Given exercise: Everything in the listing below from the line containing "Clone this chart in matplotlib." through the line containing "55, 60, 65, 70, 75, 80, 84]" should be repeated exactly; leave out every other line.

----- Dataset extract

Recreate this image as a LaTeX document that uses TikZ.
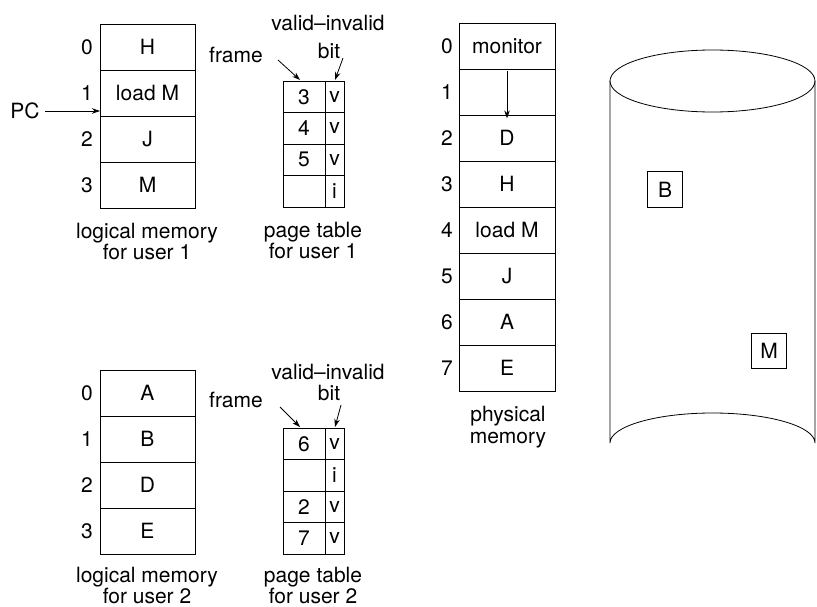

----------
----- Dataset extract

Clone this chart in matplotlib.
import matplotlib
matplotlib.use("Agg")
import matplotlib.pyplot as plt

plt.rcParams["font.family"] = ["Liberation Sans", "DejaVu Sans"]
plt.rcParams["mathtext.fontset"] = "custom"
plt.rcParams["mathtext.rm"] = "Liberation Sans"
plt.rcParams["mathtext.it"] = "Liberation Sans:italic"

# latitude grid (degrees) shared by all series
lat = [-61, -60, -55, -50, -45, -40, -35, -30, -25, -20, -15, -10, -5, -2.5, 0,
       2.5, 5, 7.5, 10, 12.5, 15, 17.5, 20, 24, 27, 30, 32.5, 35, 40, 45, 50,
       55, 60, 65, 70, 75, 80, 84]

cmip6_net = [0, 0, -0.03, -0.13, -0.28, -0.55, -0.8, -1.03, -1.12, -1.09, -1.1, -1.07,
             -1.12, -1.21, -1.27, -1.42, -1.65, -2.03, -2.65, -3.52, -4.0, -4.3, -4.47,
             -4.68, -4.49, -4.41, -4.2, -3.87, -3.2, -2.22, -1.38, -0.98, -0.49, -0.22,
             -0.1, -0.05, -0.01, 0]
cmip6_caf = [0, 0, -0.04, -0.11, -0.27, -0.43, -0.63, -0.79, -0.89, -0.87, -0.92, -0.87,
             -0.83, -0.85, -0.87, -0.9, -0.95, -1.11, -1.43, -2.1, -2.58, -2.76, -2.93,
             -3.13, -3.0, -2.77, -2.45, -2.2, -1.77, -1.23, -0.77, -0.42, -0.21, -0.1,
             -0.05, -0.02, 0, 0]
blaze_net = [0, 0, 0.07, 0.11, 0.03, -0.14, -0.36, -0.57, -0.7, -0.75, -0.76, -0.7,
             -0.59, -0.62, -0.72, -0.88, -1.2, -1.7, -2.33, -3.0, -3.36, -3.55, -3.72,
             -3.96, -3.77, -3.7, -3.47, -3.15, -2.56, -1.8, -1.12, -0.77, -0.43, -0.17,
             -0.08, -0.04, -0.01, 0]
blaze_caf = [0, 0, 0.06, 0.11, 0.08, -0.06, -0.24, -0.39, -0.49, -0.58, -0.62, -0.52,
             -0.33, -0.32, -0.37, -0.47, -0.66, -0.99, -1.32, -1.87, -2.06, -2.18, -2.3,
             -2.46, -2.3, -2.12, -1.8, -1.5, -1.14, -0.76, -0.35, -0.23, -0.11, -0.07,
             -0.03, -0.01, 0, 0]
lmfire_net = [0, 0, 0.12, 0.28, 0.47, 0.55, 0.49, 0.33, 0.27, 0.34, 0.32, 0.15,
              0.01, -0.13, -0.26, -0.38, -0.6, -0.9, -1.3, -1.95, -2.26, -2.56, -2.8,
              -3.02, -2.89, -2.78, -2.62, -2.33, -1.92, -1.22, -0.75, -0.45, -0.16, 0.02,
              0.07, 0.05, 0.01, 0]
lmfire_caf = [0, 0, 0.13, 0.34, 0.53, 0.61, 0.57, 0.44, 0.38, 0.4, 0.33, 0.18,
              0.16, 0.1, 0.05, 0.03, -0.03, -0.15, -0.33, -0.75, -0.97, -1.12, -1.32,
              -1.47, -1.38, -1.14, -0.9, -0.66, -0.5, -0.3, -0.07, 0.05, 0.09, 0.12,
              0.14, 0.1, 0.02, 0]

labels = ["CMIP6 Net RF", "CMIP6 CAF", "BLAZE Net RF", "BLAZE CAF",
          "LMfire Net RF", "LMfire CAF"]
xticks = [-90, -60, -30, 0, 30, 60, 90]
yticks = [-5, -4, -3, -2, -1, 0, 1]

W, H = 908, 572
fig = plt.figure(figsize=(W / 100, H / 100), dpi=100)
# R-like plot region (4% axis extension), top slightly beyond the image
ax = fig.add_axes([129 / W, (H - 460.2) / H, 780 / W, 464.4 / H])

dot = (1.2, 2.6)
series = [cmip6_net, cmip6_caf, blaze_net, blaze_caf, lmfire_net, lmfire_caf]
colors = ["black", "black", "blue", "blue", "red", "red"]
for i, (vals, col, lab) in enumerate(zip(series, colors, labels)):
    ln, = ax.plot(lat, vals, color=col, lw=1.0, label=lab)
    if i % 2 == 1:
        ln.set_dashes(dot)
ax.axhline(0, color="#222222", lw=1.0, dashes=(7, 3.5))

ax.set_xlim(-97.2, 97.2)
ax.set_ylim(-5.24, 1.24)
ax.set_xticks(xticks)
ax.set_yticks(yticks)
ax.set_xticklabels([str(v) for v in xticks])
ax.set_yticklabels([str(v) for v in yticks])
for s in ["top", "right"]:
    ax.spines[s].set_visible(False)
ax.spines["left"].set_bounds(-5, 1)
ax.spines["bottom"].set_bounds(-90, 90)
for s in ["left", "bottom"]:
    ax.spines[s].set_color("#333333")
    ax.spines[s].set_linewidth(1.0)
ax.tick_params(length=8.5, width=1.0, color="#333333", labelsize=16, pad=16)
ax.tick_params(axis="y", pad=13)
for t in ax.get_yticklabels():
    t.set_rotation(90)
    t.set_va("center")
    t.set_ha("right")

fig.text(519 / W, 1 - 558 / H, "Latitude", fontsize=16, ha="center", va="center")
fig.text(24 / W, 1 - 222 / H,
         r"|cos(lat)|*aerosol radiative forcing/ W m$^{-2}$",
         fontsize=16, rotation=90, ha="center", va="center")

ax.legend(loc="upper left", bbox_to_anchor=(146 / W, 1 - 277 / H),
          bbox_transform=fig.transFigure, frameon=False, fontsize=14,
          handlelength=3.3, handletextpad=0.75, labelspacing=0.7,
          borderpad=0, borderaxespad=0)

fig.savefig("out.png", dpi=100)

----------
----- Dataset extract

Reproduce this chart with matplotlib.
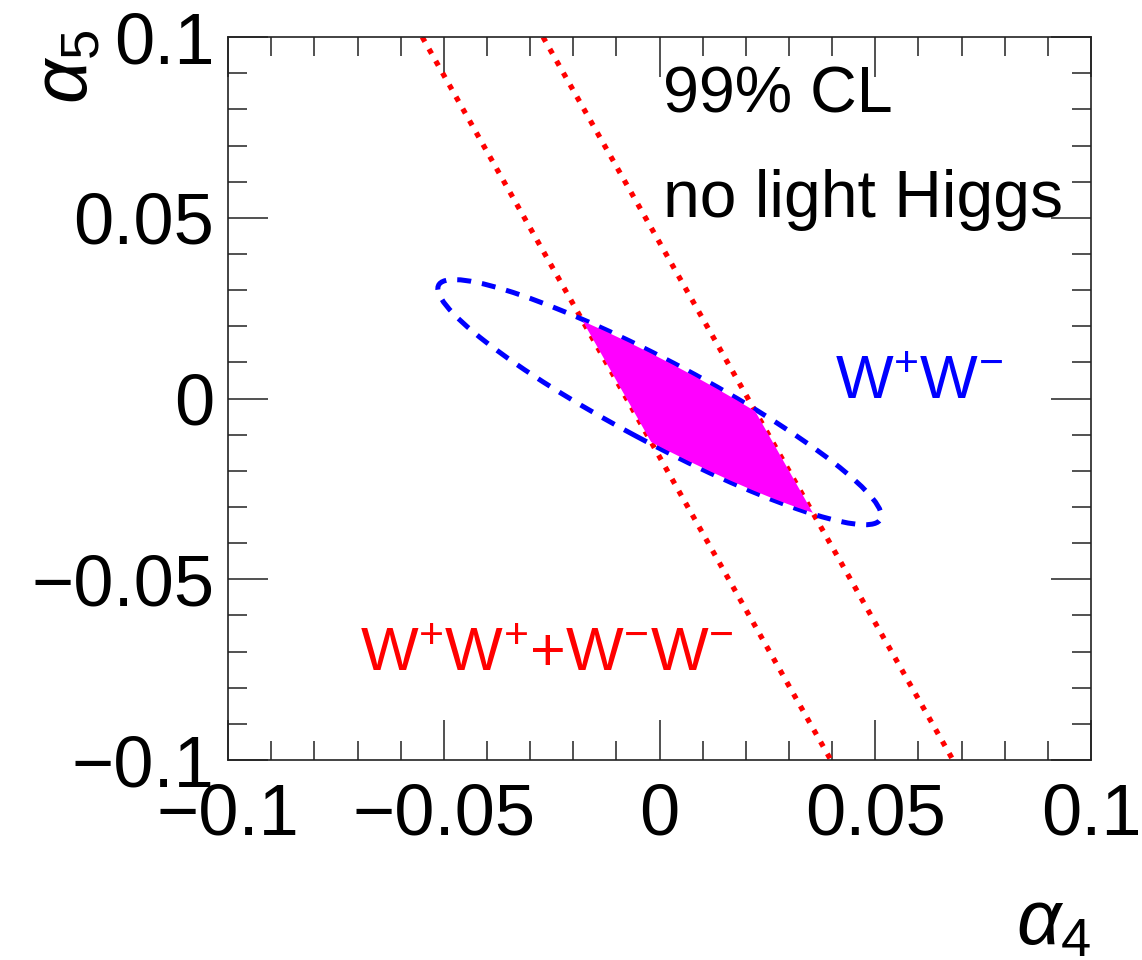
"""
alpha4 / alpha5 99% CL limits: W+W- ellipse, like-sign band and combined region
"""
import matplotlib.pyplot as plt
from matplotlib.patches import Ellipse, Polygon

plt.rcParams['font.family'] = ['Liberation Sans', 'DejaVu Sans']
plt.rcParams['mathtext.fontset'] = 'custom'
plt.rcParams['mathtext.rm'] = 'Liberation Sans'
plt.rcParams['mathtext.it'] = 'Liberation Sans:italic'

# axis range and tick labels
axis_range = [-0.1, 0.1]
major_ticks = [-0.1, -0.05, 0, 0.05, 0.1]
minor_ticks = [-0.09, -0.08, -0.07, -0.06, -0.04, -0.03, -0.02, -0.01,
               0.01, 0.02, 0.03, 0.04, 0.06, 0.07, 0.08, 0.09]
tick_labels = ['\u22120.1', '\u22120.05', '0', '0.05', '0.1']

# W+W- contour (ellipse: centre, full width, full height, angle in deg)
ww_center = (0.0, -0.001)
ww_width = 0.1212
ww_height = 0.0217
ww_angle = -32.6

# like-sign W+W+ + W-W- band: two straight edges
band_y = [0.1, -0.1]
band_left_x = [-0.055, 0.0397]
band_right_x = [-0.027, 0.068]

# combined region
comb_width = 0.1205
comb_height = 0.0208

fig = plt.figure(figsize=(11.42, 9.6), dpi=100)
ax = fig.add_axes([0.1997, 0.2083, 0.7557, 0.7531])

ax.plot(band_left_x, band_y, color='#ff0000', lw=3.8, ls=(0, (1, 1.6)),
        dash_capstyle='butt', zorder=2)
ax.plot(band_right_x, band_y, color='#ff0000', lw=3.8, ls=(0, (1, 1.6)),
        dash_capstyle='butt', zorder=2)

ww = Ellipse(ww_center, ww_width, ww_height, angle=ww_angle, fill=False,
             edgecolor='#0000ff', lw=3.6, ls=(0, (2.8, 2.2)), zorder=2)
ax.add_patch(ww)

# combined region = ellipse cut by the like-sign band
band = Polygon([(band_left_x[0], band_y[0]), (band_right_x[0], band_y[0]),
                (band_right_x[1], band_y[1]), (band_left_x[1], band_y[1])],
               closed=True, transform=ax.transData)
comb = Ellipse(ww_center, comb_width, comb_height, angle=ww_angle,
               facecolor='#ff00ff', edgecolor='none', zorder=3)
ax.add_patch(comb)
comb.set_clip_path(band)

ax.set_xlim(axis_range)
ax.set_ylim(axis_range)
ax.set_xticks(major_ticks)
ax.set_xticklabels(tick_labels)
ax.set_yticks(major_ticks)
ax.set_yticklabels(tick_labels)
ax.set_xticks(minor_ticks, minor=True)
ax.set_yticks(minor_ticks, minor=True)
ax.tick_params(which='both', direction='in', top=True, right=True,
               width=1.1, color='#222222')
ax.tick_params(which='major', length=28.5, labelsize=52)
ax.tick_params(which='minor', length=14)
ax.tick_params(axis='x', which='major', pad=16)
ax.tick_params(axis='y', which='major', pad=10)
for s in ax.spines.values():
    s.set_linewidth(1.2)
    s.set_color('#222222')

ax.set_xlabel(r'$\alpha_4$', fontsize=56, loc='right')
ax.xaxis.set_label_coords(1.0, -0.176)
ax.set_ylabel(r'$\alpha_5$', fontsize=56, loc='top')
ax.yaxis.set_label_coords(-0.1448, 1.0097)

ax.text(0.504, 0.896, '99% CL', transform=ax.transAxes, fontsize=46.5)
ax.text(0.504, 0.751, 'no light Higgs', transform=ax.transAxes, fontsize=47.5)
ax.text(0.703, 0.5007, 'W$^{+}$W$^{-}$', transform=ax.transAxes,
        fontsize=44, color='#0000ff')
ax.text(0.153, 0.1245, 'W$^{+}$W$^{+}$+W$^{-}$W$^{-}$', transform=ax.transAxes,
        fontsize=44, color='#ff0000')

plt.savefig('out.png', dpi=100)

----------

Response to this task:
Clone this chart in matplotlib.
import matplotlib
matplotlib.use("Agg")
import matplotlib.pyplot as plt

plt.rcParams["font.family"] = ["Liberation Sans", "DejaVu Sans"]
plt.rcParams["mathtext.fontset"] = "custom"
plt.rcParams["mathtext.rm"] = "Liberation Sans"
plt.rcParams["mathtext.it"] = "Liberation Sans:italic"

# latitude grid (degrees) shared by all series
lat = [-61, -60, -55, -50, -45, -40, -35, -30, -25, -20, -15, -10, -5, -2.5, 0,
       2.5, 5, 7.5, 10, 12.5, 15, 17.5, 20, 24, 27, 30, 32.5, 35, 40, 45, 50,
       55, 60, 65, 70, 75, 80, 84]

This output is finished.